Indexing video embeddings is more complex than static image or text embeddings because each video contains many frames (or segments), and embeddings might change over time. When Sora content is dynamically generated, large volumes of embeddings arrive continuously; the vector database must insert them quickly and balance index rebuilding or incremental updates. For revocation (e.g. user withdraws permission or copyright takedown), embeddings must be deleted or invalidated cleanly without degrading index performance or leaving stale entries.
Deletion or update in high-dimensional indexes is nontrivial: some approximate nearest neighbor structures (e.g. HNSW) are optimized for insertion but make deletion expensive or lazy (marking nodes as inactive). Ensuring that deleted embeddings do not influence search results or pollute similarity rankings is a key challenge. Also, versioning or historical tracking might be needed—knowing which embedding belonged to which video version or prompt. Over time, indexes may become fragmented or unbalanced after many insertions and deletions; reindexing or compaction may be needed, but that must be scheduled carefully to avoid downtime or performance degradation.

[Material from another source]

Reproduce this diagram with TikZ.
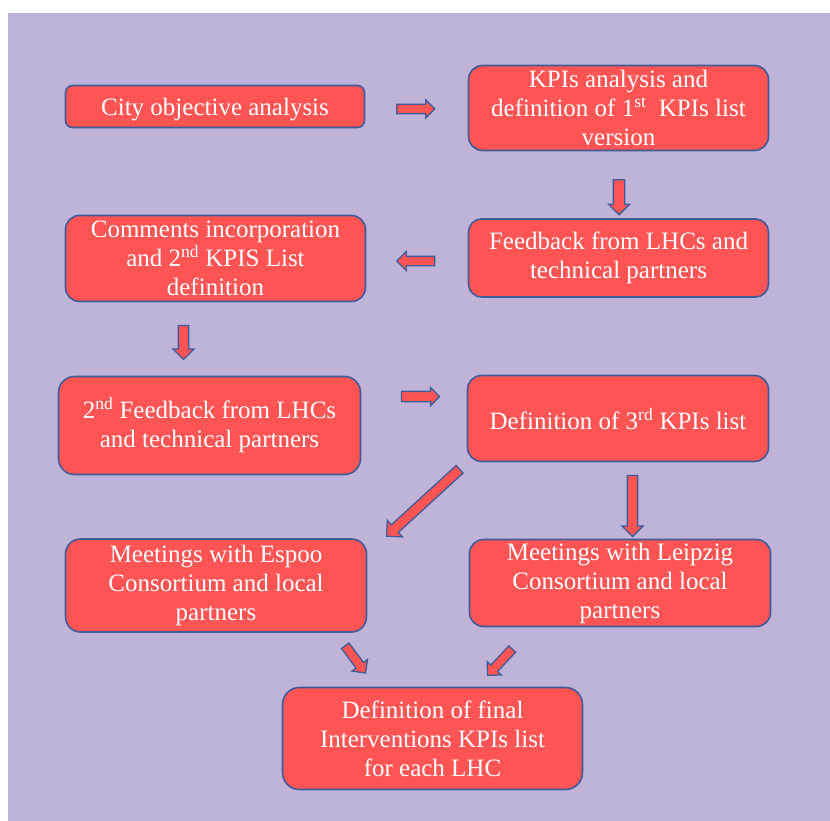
\documentclass[tikz,border=0pt]{standalone}
\usepackage{fontspec}
\setmainfont{Liberation Serif}
\usetikzlibrary{shapes.arrows}
\definecolor{bgpurple}{HTML}{BFB4D8}
\definecolor{boxred}{HTML}{FF5454}
\definecolor{bord}{HTML}{3E5C9A}
\tikzset{
  stepbox/.style={draw=bord, fill=boxred, line width=1.6pt, text=white,
    align=center, inner sep=2pt,
    font=\fontsize{25}{29}\selectfont,
    execute at begin node={\rule{0pt}{22.5pt}}},
  blockarrow/.style={single arrow, draw=bord, fill=boxred, line width=1.3pt,
    inner sep=0pt, single arrow tip angle=90, anchor=center}
}
\begin{document}
\begin{tikzpicture}[x=1pt,y=-1pt]
\useasboundingbox (0,0) rectangle (830,821);
\fill[bgpurple] (8,13) rectangle (830,821);
% boxes
\node[stepbox, minimum width=299pt, minimum height=42pt, rounded corners=7pt] (b1) at (215,106.5) {City objective analysis};
\node[stepbox, minimum width=300pt, minimum height=85pt, rounded corners=14pt] (b2) at (618.5,108) {KPIs analysis and\\definition of 1\textsuperscript{st}\ \ KPIs list\\version};
\node[stepbox, minimum width=300pt, minimum height=78pt, rounded corners=13pt] (b3) at (618.5,258) {Feedback from LHCs and\\technical partners};
\node[stepbox, minimum width=300pt, minimum height=86pt, rounded corners=14pt] (b4) at (215.5,258.5) {Comments incorporation\\and 2\textsuperscript{nd} KPIS List\\definition};
\node[stepbox, minimum width=302pt, minimum height=98pt, rounded corners=16pt] (b5) at (209.5,425.5) {2\textsuperscript{nd} Feedback from LHCs\\and technical partners};
\node[stepbox, minimum width=301pt, minimum height=86pt, rounded corners=14pt] (b6) at (618,418.5) {Definition of 3\textsuperscript{rd} KPIs list};
\node[stepbox, minimum width=301pt, minimum height=93pt, rounded corners=15pt] (b7) at (216,585.5) {Meetings with Espoo\\Consortium and local\\partners};
\node[stepbox, minimum width=301pt, minimum height=87pt, rounded corners=14pt] (b8) at (620,583) {Meetings with Leipzig\\Consortium and local\\partners};
\node[stepbox, minimum width=300pt, minimum height=102pt, rounded corners=17pt] (b9) at (432.5,738.5) {Definition of final\\Interventions KPIs list\\for each LHC};
% block arrows
\node[blockarrow, minimum height=38pt, inner ysep=4pt, single arrow head extend=4.5pt] (a1) at (413.5,109) {};
\node[blockarrow, minimum height=35pt, inner ysep=5pt, single arrow head extend=5pt, rotate=-90] (a2) at (619,194.5) {};
\node[blockarrow, minimum height=38pt, inner ysep=4pt, single arrow head extend=5pt, rotate=180] (a3) at (418,261) {};
\node[blockarrow, minimum height=34pt, inner ysep=4.5pt, single arrow head extend=5.5pt, rotate=-90] (a4) at (183.5,340) {};
\node[blockarrow, minimum height=38pt, inner ysep=4.5pt, single arrow head extend=4pt] (a5) at (418,396.5) {};
\node[blockarrow, minimum height=99pt, inner ysep=4.5pt, single arrow head extend=6pt, rotate=222.5] (a6) at (425,501) {};
\node[blockarrow, minimum height=61pt, inner ysep=4.5pt, single arrow head extend=5.5pt, rotate=-90] (a7) at (632.5,503.5) {};
\node[blockarrow, minimum height=34pt, inner ysep=4pt, single arrow head extend=5pt, rotate=-53.5] (a8) at (354,657.5) {};
\node[blockarrow, minimum height=36pt, inner ysep=4pt, single arrow head extend=5pt, rotate=227] (a9) at (501.5,660.5) {};
\end{tikzpicture}
\end{document}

Additionally, embedding drift over model updates (if embedding models evolve) makes earlier embeddings less comparable. The system may need migration strategies: reembedding historical videos, applying alignment, or maintaining multiple embedding versions and mapping between them. Handling all this at large scale, with consistency, low latency, and minimal disruption, is a significant challenge for vector database systems in a post-Sora landscape.